**Task instructions:**
The answer is one number: how many lines in the data below hold "chart".

**Data excerpt:**

------------------------------------

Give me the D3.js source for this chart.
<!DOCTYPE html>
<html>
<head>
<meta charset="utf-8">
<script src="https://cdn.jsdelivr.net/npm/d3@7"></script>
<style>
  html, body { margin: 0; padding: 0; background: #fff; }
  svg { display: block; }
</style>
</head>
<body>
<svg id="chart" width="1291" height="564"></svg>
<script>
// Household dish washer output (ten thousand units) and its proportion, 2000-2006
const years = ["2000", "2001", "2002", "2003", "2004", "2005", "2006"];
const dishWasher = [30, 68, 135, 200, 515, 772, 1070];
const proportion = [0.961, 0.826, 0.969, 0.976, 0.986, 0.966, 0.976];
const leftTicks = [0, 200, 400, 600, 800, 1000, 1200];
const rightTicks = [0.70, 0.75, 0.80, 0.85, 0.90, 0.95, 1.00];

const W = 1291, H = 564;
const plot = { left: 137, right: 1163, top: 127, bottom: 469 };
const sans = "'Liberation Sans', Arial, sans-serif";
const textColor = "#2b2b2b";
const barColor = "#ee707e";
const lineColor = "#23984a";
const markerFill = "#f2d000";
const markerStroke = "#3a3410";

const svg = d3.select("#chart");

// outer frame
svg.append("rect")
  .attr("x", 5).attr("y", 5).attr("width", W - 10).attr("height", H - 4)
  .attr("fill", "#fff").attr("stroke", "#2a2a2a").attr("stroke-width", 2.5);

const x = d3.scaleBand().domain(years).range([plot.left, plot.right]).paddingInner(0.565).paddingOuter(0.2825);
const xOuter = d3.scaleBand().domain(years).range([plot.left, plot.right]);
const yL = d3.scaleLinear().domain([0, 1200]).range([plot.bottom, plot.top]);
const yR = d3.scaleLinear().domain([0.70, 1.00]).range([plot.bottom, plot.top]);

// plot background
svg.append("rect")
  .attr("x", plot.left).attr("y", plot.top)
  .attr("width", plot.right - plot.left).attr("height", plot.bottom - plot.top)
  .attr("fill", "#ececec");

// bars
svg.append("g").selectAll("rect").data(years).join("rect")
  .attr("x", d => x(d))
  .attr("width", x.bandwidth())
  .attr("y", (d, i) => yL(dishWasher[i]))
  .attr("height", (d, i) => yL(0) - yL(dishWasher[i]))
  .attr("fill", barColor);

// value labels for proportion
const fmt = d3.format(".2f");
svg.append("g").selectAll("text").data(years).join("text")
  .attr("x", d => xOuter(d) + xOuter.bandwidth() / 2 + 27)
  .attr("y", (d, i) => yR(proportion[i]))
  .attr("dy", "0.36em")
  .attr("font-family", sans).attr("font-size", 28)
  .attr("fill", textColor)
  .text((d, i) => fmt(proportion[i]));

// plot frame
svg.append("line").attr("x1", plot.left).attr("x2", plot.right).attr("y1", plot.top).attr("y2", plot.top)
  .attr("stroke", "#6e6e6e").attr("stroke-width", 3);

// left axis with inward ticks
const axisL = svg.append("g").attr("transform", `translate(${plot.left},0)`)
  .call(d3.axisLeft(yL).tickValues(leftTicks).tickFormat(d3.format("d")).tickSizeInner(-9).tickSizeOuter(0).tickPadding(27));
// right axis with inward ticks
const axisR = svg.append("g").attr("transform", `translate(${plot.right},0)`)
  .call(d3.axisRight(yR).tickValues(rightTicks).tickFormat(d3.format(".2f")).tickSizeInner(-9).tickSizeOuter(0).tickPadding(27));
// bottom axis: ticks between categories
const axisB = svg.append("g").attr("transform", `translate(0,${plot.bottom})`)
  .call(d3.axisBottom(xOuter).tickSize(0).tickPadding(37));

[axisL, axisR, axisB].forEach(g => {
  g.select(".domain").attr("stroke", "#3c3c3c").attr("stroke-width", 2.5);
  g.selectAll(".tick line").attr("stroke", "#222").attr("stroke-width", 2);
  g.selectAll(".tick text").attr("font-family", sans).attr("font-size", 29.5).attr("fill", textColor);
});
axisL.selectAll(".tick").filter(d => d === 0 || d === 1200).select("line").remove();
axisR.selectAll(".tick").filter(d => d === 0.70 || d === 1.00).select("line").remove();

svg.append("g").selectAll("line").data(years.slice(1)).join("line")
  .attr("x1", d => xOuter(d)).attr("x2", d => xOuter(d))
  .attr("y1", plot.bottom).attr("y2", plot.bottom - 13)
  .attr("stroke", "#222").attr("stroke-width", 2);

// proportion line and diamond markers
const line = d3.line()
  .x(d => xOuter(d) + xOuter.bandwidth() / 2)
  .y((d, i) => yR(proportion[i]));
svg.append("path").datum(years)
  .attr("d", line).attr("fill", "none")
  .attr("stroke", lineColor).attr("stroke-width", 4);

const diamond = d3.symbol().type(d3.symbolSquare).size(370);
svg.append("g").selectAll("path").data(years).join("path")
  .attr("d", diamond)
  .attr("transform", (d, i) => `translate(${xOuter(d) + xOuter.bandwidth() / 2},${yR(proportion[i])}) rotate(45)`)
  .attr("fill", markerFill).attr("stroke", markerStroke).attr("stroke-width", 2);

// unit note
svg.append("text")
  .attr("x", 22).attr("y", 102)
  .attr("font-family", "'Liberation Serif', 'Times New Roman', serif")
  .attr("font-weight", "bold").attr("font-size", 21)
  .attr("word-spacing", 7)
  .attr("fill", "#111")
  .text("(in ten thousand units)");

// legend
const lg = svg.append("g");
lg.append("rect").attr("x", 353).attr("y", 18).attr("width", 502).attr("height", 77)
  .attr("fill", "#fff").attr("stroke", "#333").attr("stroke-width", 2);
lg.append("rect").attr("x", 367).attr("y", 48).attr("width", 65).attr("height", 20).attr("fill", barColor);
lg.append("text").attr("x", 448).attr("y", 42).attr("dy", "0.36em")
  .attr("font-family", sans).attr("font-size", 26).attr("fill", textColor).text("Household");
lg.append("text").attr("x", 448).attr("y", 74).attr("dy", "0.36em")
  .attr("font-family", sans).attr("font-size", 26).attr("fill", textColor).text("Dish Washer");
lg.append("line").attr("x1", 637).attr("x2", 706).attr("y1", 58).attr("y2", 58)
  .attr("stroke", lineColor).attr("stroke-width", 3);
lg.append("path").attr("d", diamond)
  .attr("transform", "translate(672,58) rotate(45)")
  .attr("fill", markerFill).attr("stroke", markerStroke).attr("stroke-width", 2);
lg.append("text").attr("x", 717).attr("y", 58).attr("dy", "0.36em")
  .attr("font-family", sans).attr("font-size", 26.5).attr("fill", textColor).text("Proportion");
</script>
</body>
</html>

------------------------------------

**Task output:**
3